• **Given request**
Would you transcribe the whole listing exactly, minus its pictures?

• **Given entries**
■ ■ ■ ■ ■
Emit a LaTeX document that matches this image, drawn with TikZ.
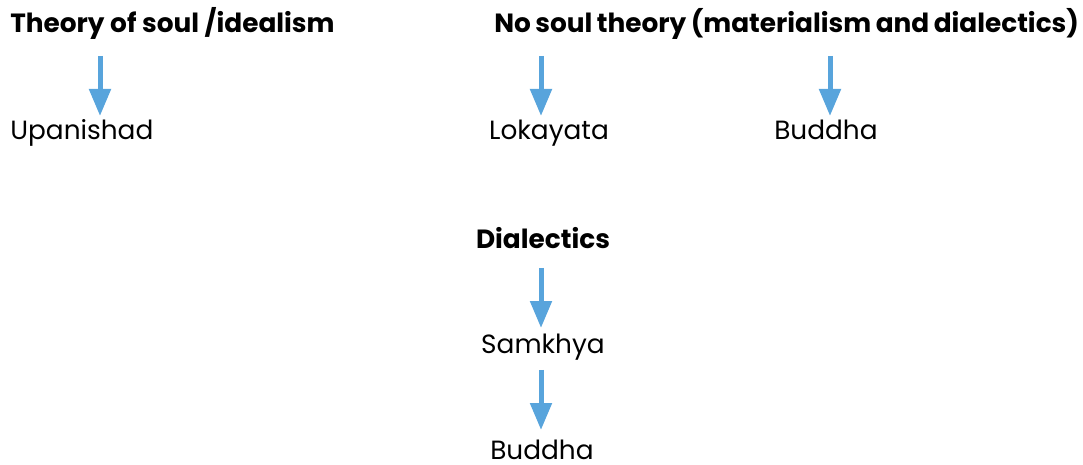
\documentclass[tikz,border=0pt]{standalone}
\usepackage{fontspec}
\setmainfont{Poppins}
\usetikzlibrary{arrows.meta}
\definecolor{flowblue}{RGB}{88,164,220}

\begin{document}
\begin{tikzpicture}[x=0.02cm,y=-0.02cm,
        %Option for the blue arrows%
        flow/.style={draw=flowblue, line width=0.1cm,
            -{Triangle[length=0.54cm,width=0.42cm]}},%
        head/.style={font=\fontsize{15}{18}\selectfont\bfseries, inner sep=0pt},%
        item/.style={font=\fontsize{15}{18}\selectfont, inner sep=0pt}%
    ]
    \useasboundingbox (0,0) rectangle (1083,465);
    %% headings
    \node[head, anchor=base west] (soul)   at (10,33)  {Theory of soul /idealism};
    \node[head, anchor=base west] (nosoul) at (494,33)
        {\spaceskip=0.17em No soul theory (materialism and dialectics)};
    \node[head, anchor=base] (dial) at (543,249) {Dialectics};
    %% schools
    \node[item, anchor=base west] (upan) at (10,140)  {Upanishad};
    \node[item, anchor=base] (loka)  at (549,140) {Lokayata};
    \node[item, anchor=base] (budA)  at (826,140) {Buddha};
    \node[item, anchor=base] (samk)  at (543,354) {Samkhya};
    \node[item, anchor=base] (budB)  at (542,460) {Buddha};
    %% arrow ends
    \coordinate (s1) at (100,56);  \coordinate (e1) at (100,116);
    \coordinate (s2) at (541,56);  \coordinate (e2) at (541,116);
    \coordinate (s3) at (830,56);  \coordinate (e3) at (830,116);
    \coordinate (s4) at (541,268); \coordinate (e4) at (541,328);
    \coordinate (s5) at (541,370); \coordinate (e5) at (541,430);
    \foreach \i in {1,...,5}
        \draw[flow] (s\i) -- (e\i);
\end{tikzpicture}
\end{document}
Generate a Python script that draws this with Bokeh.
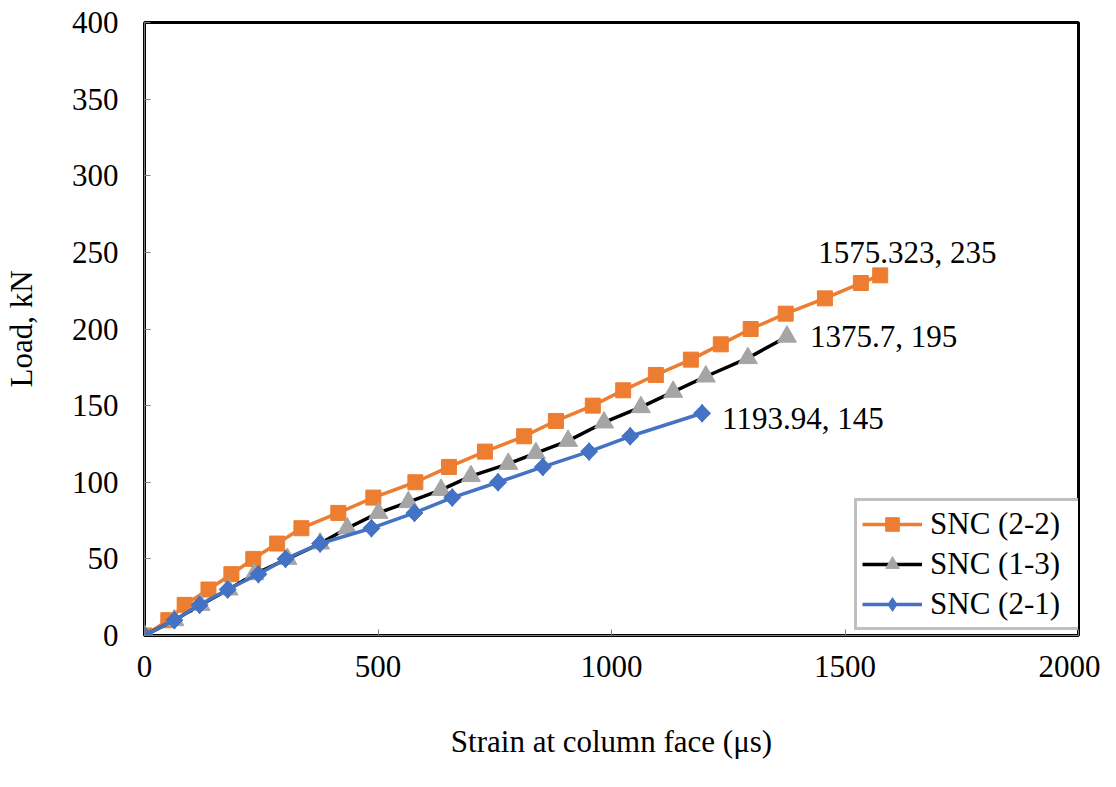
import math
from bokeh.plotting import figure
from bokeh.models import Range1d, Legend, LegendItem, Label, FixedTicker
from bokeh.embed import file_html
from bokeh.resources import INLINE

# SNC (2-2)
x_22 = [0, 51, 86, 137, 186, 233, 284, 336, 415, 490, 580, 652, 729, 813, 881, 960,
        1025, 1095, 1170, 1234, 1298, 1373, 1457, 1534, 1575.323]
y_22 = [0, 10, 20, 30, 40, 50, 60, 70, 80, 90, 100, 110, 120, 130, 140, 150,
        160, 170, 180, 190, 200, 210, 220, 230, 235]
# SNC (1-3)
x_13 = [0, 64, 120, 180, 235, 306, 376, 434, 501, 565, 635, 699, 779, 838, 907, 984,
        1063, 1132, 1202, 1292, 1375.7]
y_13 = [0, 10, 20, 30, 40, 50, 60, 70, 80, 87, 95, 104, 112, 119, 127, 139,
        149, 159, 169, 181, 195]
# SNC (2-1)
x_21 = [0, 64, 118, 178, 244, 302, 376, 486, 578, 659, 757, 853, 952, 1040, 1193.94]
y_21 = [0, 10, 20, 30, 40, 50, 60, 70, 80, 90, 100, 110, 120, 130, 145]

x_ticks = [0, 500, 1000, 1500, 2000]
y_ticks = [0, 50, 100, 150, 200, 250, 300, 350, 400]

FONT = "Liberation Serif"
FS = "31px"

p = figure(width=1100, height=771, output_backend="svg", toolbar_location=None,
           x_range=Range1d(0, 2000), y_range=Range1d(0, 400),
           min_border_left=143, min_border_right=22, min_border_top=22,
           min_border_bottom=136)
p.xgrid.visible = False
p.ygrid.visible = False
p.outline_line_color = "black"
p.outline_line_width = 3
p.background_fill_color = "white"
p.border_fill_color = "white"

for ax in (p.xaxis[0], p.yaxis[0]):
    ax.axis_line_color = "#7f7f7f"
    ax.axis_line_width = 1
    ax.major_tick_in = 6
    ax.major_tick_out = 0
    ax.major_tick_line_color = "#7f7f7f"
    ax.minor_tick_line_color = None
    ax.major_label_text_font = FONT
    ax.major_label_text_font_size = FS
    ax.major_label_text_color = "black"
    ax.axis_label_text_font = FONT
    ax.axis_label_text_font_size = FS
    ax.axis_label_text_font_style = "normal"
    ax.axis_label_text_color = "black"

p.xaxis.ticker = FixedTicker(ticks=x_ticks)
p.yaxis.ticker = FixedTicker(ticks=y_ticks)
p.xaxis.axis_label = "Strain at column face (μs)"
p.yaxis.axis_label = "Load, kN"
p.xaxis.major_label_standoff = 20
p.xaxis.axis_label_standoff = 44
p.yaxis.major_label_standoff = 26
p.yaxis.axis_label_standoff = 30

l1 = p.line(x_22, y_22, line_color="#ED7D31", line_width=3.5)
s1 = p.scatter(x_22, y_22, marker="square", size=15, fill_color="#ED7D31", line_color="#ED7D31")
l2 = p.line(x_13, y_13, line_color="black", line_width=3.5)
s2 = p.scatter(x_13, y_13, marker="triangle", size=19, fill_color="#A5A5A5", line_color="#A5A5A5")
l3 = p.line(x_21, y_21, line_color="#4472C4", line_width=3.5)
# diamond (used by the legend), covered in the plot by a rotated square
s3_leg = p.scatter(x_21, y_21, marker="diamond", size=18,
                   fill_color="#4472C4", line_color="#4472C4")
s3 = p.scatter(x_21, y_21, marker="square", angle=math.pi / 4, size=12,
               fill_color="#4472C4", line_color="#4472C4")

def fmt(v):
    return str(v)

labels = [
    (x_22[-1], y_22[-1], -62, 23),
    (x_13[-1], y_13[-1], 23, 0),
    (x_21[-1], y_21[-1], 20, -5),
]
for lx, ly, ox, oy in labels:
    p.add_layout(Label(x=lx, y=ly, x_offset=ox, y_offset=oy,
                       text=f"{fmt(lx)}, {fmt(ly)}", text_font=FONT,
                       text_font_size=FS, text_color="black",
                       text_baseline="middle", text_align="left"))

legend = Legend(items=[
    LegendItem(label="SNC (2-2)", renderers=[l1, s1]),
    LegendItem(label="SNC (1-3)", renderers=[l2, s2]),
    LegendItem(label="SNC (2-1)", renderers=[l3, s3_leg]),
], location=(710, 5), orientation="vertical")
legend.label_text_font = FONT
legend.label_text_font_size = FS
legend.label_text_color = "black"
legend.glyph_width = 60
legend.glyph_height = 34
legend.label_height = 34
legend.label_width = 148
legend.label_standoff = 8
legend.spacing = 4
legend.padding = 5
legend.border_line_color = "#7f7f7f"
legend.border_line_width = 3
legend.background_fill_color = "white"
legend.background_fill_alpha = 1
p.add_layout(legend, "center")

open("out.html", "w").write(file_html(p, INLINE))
■ ■ ■ ■ ■
• **Written solution**
Emit a LaTeX document that matches this image, drawn with TikZ.
\documentclass[tikz,border=0pt]{standalone}
\usepackage{fontspec}
\setmainfont{Poppins}
\usetikzlibrary{arrows.meta}
\definecolor{flowblue}{RGB}{88,164,220}

\begin{document}
\begin{tikzpicture}[x=0.02cm,y=-0.02cm,
        %Option for the blue arrows%
        flow/.style={draw=flowblue, line width=0.1cm,
            -{Triangle[length=0.54cm,width=0.42cm]}},%
        head/.style={font=\fontsize{15}{18}\selectfont\bfseries, inner sep=0pt},%
        item/.style={font=\fontsize{15}{18}\selectfont, inner sep=0pt}%
    ]
    \useasboundingbox (0,0) rectangle (1083,465);
    %% headings
    \node[head, anchor=base west] (soul)   at (10,33)  {Theory of soul /idealism};
    \node[head, anchor=base west] (nosoul) at (494,33)
        {\spaceskip=0.17em No soul theory (materialism and dialectics)};
    \node[head, anchor=base] (dial) at (543,249) {Dialectics};
    %% schools
    \node[item, anchor=base west] (upan) at (10,140)  {Upanishad};
    \node[item, anchor=base] (loka)  at (549,140) {Lokayata};
    \node[item, anchor=base] (budA)  at (826,140) {Buddha};
    \node[item, anchor=base] (samk)  at (543,354) {Samkhya};
    \node[item, anchor=base] (budB)  at (542,460) {Buddha};
    %% arrow ends
    \coordinate (s1) at (100,56);  \coordinate (e1) at (100,116);
    \coordinate (s2) at (541,56);  \coordinate (e2) at (541,116);
    \coordinate (s3) at (830,56);  \coordinate (e3) at (830,116);
    \coordinate (s4) at (541,268); \coordinate (e4) at (541,328);
    \coordinate (s5) at (541,370); \coordinate (e5) at (541,430);
    \foreach \i in {1,...,5}
        \draw[flow] (s\i) -- (e\i);
\end{tikzpicture}
\end{document}
Generate a Python script that draws this with Bokeh.
import math
from bokeh.plotting import figure
from bokeh.models import Range1d, Legend, LegendItem, Label, FixedTicker
from bokeh.embed import file_html
from bokeh.resources import INLINE

# SNC (2-2)
x_22 = [0, 51, 86, 137, 186, 233, 284, 336, 415, 490, 580, 652, 729, 813, 881, 960,
        1025, 1095, 1170, 1234, 1298, 1373, 1457, 1534, 1575.323]
y_22 = [0, 10, 20, 30, 40, 50, 60, 70, 80, 90, 100, 110, 120, 130, 140, 150,
        160, 170, 180, 190, 200, 210, 220, 230, 235]
# SNC (1-3)
x_13 = [0, 64, 120, 180, 235, 306, 376, 434, 501, 565, 635, 699, 779, 838, 907, 984,
        1063, 1132, 1202, 1292, 1375.7]
y_13 = [0, 10, 20, 30, 40, 50, 60, 70, 80, 87, 95, 104, 112, 119, 127, 139,
        149, 159, 169, 181, 195]
# SNC (2-1)
x_21 = [0, 64, 118, 178, 244, 302, 376, 486, 578, 659, 757, 853, 952, 1040, 1193.94]
y_21 = [0, 10, 20, 30, 40, 50, 60, 70, 80, 90, 100, 110, 120, 130, 145]

x_ticks = [0, 500, 1000, 1500, 2000]
y_ticks = [0, 50, 100, 150, 200, 250, 300, 350, 400]

FONT = "Liberation Serif"
FS = "31px"

p = figure(width=1100, height=771, output_backend="svg", toolbar_location=None,
           x_range=Range1d(0, 2000), y_range=Range1d(0, 400),
           min_border_left=143, min_border_right=22, min_border_top=22,
           min_border_bottom=136)
p.xgrid.visible = False
p.ygrid.visible = False
p.outline_line_color = "black"
p.outline_line_width = 3
p.background_fill_color = "white"
p.border_fill_color = "white"

for ax in (p.xaxis[0], p.yaxis[0]):
    ax.axis_line_color = "#7f7f7f"
    ax.axis_line_width = 1
    ax.major_tick_in = 6
    ax.major_tick_out = 0
    ax.major_tick_line_color = "#7f7f7f"
    ax.minor_tick_line_color = None
    ax.major_label_text_font = FONT
    ax.major_label_text_font_size = FS
    ax.major_label_text_color = "black"
    ax.axis_label_text_font = FONT
    ax.axis_label_text_font_size = FS
    ax.axis_label_text_font_style = "normal"
    ax.axis_label_text_color = "black"

p.xaxis.ticker = FixedTicker(ticks=x_ticks)
p.yaxis.ticker = FixedTicker(ticks=y_ticks)
p.xaxis.axis_label = "Strain at column face (μs)"
p.yaxis.axis_label = "Load, kN"
p.xaxis.major_label_standoff = 20
p.xaxis.axis_label_standoff = 44
p.yaxis.major_label_standoff = 26
p.yaxis.axis_label_standoff = 30

l1 = p.line(x_22, y_22, line_color="#ED7D31", line_width=3.5)
s1 = p.scatter(x_22, y_22, marker="square", size=15, fill_color="#ED7D31", line_color="#ED7D31")
l2 = p.line(x_13, y_13, line_color="black", line_width=3.5)
s2 = p.scatter(x_13, y_13, marker="triangle", size=19, fill_color="#A5A5A5", line_color="#A5A5A5")
l3 = p.line(x_21, y_21, line_color="#4472C4", line_width=3.5)
# diamond (used by the legend), covered in the plot by a rotated square
s3_leg = p.scatter(x_21, y_21, marker="diamond", size=18,
                   fill_color="#4472C4", line_color="#4472C4")
s3 = p.scatter(x_21, y_21, marker="square", angle=math.pi / 4, size=12,
               fill_color="#4472C4", line_color="#4472C4")

def fmt(v):
    return str(v)

labels = [
    (x_22[-1], y_22[-1], -62, 23),
    (x_13[-1], y_13[-1], 23, 0),
    (x_21[-1], y_21[-1], 20, -5),
]
for lx, ly, ox, oy in labels:
    p.add_layout(Label(x=lx, y=ly, x_offset=ox, y_offset=oy,
                       text=f"{fmt(lx)}, {fmt(ly)}", text_font=FONT,
                       text_font_size=FS, text_color="black",
                       text_baseline="middle", text_align="left"))

legend = Legend(items=[
    LegendItem(label="SNC (2-2)", renderers=[l1, s1]),
    LegendItem(label="SNC (1-3)", renderers=[l2, s2]),
    LegendItem(label="SNC (2-1)", renderers=[l3, s3_leg]),
], location=(710, 5), orientation="vertical")
legend.label_text_font = FONT
legend.label_text_font_size = FS
legend.label_text_color = "black"
legend.glyph_width = 60
legend.glyph_height = 34
legend.label_height = 34
legend.label_width = 148
legend.label_standoff = 8
legend.spacing = 4
legend.padding = 5
legend.border_line_color = "#7f7f7f"
legend.border_line_width = 3
legend.background_fill_color = "white"
legend.background_fill_alpha = 1
p.add_layout(legend, "center")

open("out.html", "w").write(file_html(p, INLINE))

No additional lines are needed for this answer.